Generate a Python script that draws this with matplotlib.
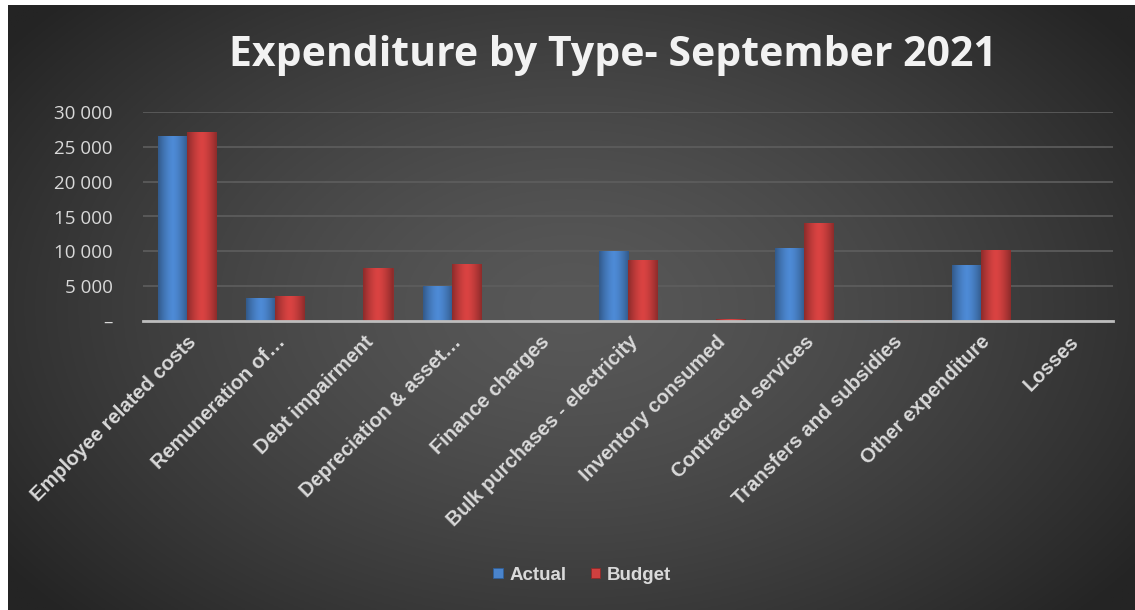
import numpy as np
import matplotlib
matplotlib.use('Agg')
import matplotlib.pyplot as plt
import matplotlib.colors as mcolors

# ── data ──────────────────────────────────────────────────────────────────────
categories = ['Employee related costs', 'Remuneration of…', 'Debt impairment',
              'Depreciation & asset…', 'Finance charges', 'Bulk purchases - electricity',
              'Inventory consumed', 'Contracted services', 'Transfers and subsidies',
              'Other expenditure', 'Losses']
actual = [26600, 3300, 0, 5000, 0, 10000, 0, 10500, 150, 8100, 0]
budget = [27100, 3600, 7650, 8200, 0, 8750, 350, 14100, 150, 10200, 0]
y_ticks = [0, 5000, 10000, 15000, 20000, 25000, 30000]
y_tick_labels = ['–', '5 000', '10 000', '15 000', '20 000', '25 000', '30 000']

BLUE = '#4a84cc'
RED = '#d0403f'
TEXT = '#d9d9d9'

W, H = 1135, 610
fig = plt.figure(figsize=(W / 100, H / 100), dpi=100)
fig.patch.set_facecolor('white')

# ── radial dark background ───────────────────────────────────────────────────
bg = fig.add_axes([8 / W, 0, 1 - 8 / W, 1 - 5 / H])
gy, gx = np.mgrid[0:1:300j, 0:1:560j]
d = np.sqrt(((gx - 0.5) / 0.62) ** 2 + ((gy - 0.5) / 0.75) ** 2)
d = np.clip(d, 0, 1)
c0, c1 = 0x58 / 255, 0x24 / 255
img = c0 + (c1 - c0) * d ** 1.4
bg.imshow(np.dstack([img, img, img]), aspect='auto', extent=[0, 1, 0, 1])
bg.set_axis_off()

# ── main axes ────────────────────────────────────────────────────────────────
ax = fig.add_axes([143 / W, 1 - 321 / H, (1113 - 143) / W, (321 - 112) / H])
ax.set_facecolor('none')
x = np.arange(len(categories))
bw = 0.33
bars_a = ax.bar(x - bw / 2, actual, width=bw, color=BLUE, edgecolor='#2f5f9a',
                linewidth=0.6, label='Actual', zorder=3)
bars_b = ax.bar(x + bw / 2, budget, width=bw, color=RED, edgecolor='#8f2a29',
                linewidth=0.6, label='Budget', zorder=3)

# soft cylinder-like shading on each bar
prof = 1 - 0.35 * np.abs(np.linspace(-1, 1, 40)) ** 1.5
for bars, col in [(bars_a, BLUE), (bars_b, RED)]:
    rgb = np.array(mcolors.to_rgb(col))
    shade = np.clip(prof[None, :, None] * rgb[None, None, :] * 1.05, 0, 1)
    for b in bars:
        if b.get_height() <= 0:
            continue
        x0, w, h = b.get_x(), b.get_width(), b.get_height()
        im = ax.imshow(shade, aspect='auto', extent=[x0, x0 + w, 0, h], zorder=3.5,
                       interpolation='bilinear')
        im.set_clip_path(b)

ax.set_xlim(-0.5, len(categories) - 0.5)
ax.set_ylim(0, 30000)
ax.set_yticks(y_ticks)
ax.set_yticklabels(y_tick_labels, fontsize=13.5, color=TEXT, family='Open Sans')
ax.yaxis.grid(True, color='#5e5e5e', linewidth=1.2, zorder=0)
ax.set_axisbelow(True)
ax.tick_params(axis='y', length=0, pad=22)
ax.tick_params(axis='x', length=0, pad=8)
for s in ['top', 'right', 'left']:
    ax.spines[s].set_visible(False)
ax.spines['bottom'].set_color('#bdbdbd')
ax.spines['bottom'].set_linewidth(2)
ax.spines['bottom'].set_zorder(4)

ax.set_xticks(x)
ax.set_xticklabels(categories, rotation=45, ha='right', va='top',
                   rotation_mode='anchor', fontsize=14.5, color=TEXT,
                   family='Liberation Sans')
for lbl in ax.get_xticklabels():
    lbl.set_fontweight('bold')

fig.text(613 / W, 1 - 55 / H, 'Expenditure by Type- September 2021',
         ha='center', va='center', fontsize=29.5, fontweight='bold',
         color='#f2f2f2', family='Open Sans')

leg = fig.legend(loc='center', bbox_to_anchor=(582 / W, 1 - 575 / H), ncol=2,
                 frameon=False, handlelength=0.5, handleheight=0.5,
                 handletextpad=0.35, columnspacing=1.3,
                 prop={'family': 'Liberation Sans', 'weight': 'bold', 'size': 13.5})
for t in leg.get_texts():
    t.set_color(TEXT)

fig.savefig('out.png', dpi=100, facecolor='white')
------------------------------
**WHAT IS ASKED:**
From the listing, extract all text exactly as given and drop any picture.

**THE RESULT:**
Generate a Python script that draws this with matplotlib.
import numpy as np
import matplotlib
matplotlib.use('Agg')
import matplotlib.pyplot as plt
import matplotlib.colors as mcolors

# ── data ──────────────────────────────────────────────────────────────────────
categories = ['Employee related costs', 'Remuneration of…', 'Debt impairment',
              'Depreciation & asset…', 'Finance charges', 'Bulk purchases - electricity',
              'Inventory consumed', 'Contracted services', 'Transfers and subsidies',
              'Other expenditure', 'Losses']
actual = [26600, 3300, 0, 5000, 0, 10000, 0, 10500, 150, 8100, 0]
budget = [27100, 3600, 7650, 8200, 0, 8750, 350, 14100, 150, 10200, 0]
y_ticks = [0, 5000, 10000, 15000, 20000, 25000, 30000]
y_tick_labels = ['–', '5 000', '10 000', '15 000', '20 000', '25 000', '30 000']

BLUE = '#4a84cc'
RED = '#d0403f'
TEXT = '#d9d9d9'

W, H = 1135, 610
fig = plt.figure(figsize=(W / 100, H / 100), dpi=100)
fig.patch.set_facecolor('white')

# ── radial dark background ───────────────────────────────────────────────────
bg = fig.add_axes([8 / W, 0, 1 - 8 / W, 1 - 5 / H])
gy, gx = np.mgrid[0:1:300j, 0:1:560j]
d = np.sqrt(((gx - 0.5) / 0.62) ** 2 + ((gy - 0.5) / 0.75) ** 2)
d = np.clip(d, 0, 1)
c0, c1 = 0x58 / 255, 0x24 / 255
img = c0 + (c1 - c0) * d ** 1.4
bg.imshow(np.dstack([img, img, img]), aspect='auto', extent=[0, 1, 0, 1])
bg.set_axis_off()

# ── main axes ────────────────────────────────────────────────────────────────
ax = fig.add_axes([143 / W, 1 - 321 / H, (1113 - 143) / W, (321 - 112) / H])
ax.set_facecolor('none')
x = np.arange(len(categories))
bw = 0.33
bars_a = ax.bar(x - bw / 2, actual, width=bw, color=BLUE, edgecolor='#2f5f9a',
                linewidth=0.6, label='Actual', zorder=3)
bars_b = ax.bar(x + bw / 2, budget, width=bw, color=RED, edgecolor='#8f2a29',
                linewidth=0.6, label='Budget', zorder=3)

# soft cylinder-like shading on each bar
prof = 1 - 0.35 * np.abs(np.linspace(-1, 1, 40)) ** 1.5
for bars, col in [(bars_a, BLUE), (bars_b, RED)]:
    rgb = np.array(mcolors.to_rgb(col))
    shade = np.clip(prof[None, :, None] * rgb[None, None, :] * 1.05, 0, 1)
    for b in bars:
        if b.get_height() <= 0:
            continue
        x0, w, h = b.get_x(), b.get_width(), b.get_height()
        im = ax.imshow(shade, aspect='auto', extent=[x0, x0 + w, 0, h], zorder=3.5,
                       interpolation='bilinear')
        im.set_clip_path(b)

ax.set_xlim(-0.5, len(categories) - 0.5)
ax.set_ylim(0, 30000)
ax.set_yticks(y_ticks)
ax.set_yticklabels(y_tick_labels, fontsize=13.5, color=TEXT, family='Open Sans')
ax.yaxis.grid(True, color='#5e5e5e', linewidth=1.2, zorder=0)
ax.set_axisbelow(True)
ax.tick_params(axis='y', length=0, pad=22)
ax.tick_params(axis='x', length=0, pad=8)
for s in ['top', 'right', 'left']:
    ax.spines[s].set_visible(False)
ax.spines['bottom'].set_color('#bdbdbd')
ax.spines['bottom'].set_linewidth(2)
ax.spines['bottom'].set_zorder(4)

ax.set_xticks(x)
ax.set_xticklabels(categories, rotation=45, ha='right', va='top',
                   rotation_mode='anchor', fontsize=14.5, color=TEXT,
                   family='Liberation Sans')
for lbl in ax.get_xticklabels():
    lbl.set_fontweight('bold')

fig.text(613 / W, 1 - 55 / H, 'Expenditure by Type- September 2021',
         ha='center', va='center', fontsize=29.5, fontweight='bold',
         color='#f2f2f2', family='Open Sans')

leg = fig.legend(loc='center', bbox_to_anchor=(582 / W, 1 - 575 / H), ncol=2,
                 frameon=False, handlelength=0.5, handleheight=0.5,
                 handletextpad=0.35, columnspacing=1.3,
                 prop={'family': 'Liberation Sans', 'weight': 'bold', 'size': 13.5})
for t in leg.get_texts():
    t.set_color(TEXT)

fig.savefig('out.png', dpi=100, facecolor='white')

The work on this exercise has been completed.